After a long time attached to a unit step function source, the inductor has shorted and the capacitor has opened. All the drop is across the capacitor.

$V_{L_p} = 0$

This also means that C1 has to be zero.

### Initial Conditions

So far the full equation is:

$V_L(t) = Ae^{-2t} + Bte^{-2t}$

Initial voltage is all across the inductor.

$V_L(0) = 1 = A$
$A = 1$

At this point will have to do integral .. to get to the current. There is no other way to use the known initial conditions: current (initially zero), and VC (initially zero). Will have to introduce integration constant and then evaluate that. More chance of mistakes, more complex, so start over with something else.

$i(t) = \frac{1}{L}\int_0^t V_L(t) dt = \int_0^t (e^{-2x} - B(x)e^{-2x}) dx$
f := (exp(-2*x) - B*x*exp(-2*x));
S :=int(f,x=0..t)

$i(t) = B*(\frac{e^{-2t}(2t+1)}{4}-\frac{1}{4}) - \frac{e^{-2t}}{2} + \frac{1}{2} + C_1$
$i(0) = 0 = C_1$

Ok so C1 is zero. Now need to find B. Find B by doing another integral to get VC:

$V_C(t) = \frac{1}{C}\int_0^t i(t) dt = 4*\int_0^t (B*(\frac{e^{-2t}(2t+1)}{4}-\frac{1}{4}) - \frac{e^{-2t}}{2} + \frac{1}{2}) dx$
f := (4*(B*(exp(-2*x)*(2*x+1)/4 -1/4) - exp(-2*x)/2 + 1/2));
S :=int(f,x=0..t)

$V_C(t) = B + 2t +e^{-2t} - Bt - Be^{-2t} - Bte^{-2t} - 1 + C_1$
$V_C(0) = 0 = B + 1 - B - 1 + C_1$
$C_1 = 0$

Still doesn't help us find B. Guess B = 2 since (2t-Bt) has to equal zero if VC is going to converge on 1. Then see if VC(∞) = 1:

$V_C(t) = 2 +e^{-2t} - 2e^{-2t} - 2te^{-2t} - 1$

At t = ∞ what is the 2te-2t term's value?

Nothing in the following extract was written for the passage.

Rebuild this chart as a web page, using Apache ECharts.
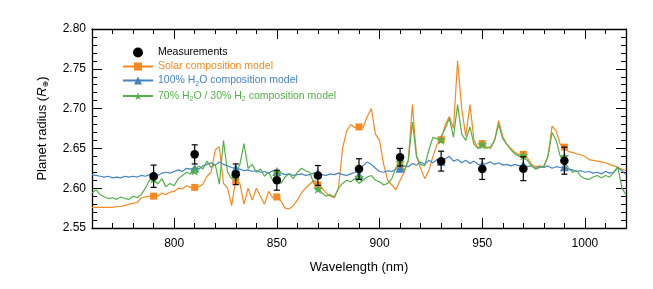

limit(B*t*exp(-t),t = infinity)


$V_C(\infty) = 2 - 1 = 1$

Yes! B = 2 works ... looks like the only thing that works .... So:

$i(t) = 2*(\frac{e^{-2t}(2t+1)}{4}-\frac{1}{4}) - \frac{e^{-2t}}{2} + \frac{1}{2} = te^{-2t}$
simplify(2*(exp(-2*t)(2*t+1)/4-1/4) - exp(-2*t)/2 + 1/2)


This means that VR is:

$V_R(t) = 4 * i(t) = 4te^{-2t}$

### Impulse Solution

Taking the derivative of the above get:

$V_R\delta (t) = 4e^{-2t} - 8te^{-2t}$

### Convolution Integral

$V_{R}(t) = \int_0^t (4e^{-2(t-x)} - 8(t-x)e^{-2(t-x)})(2x-3x^2) dx$
f := (4*exp(-2*(t-x)) - 8*(t-x)exp(-2*(t-x)))*(2*x-3*x^2);
S :=int(f,x=0..t)

$V_R(t) = 8 - 8e^{-2t} - 10te^{-2t} -6t$

There will not be any constant since again, V_R(t) = 0 after a long time ... and the capacitor opens.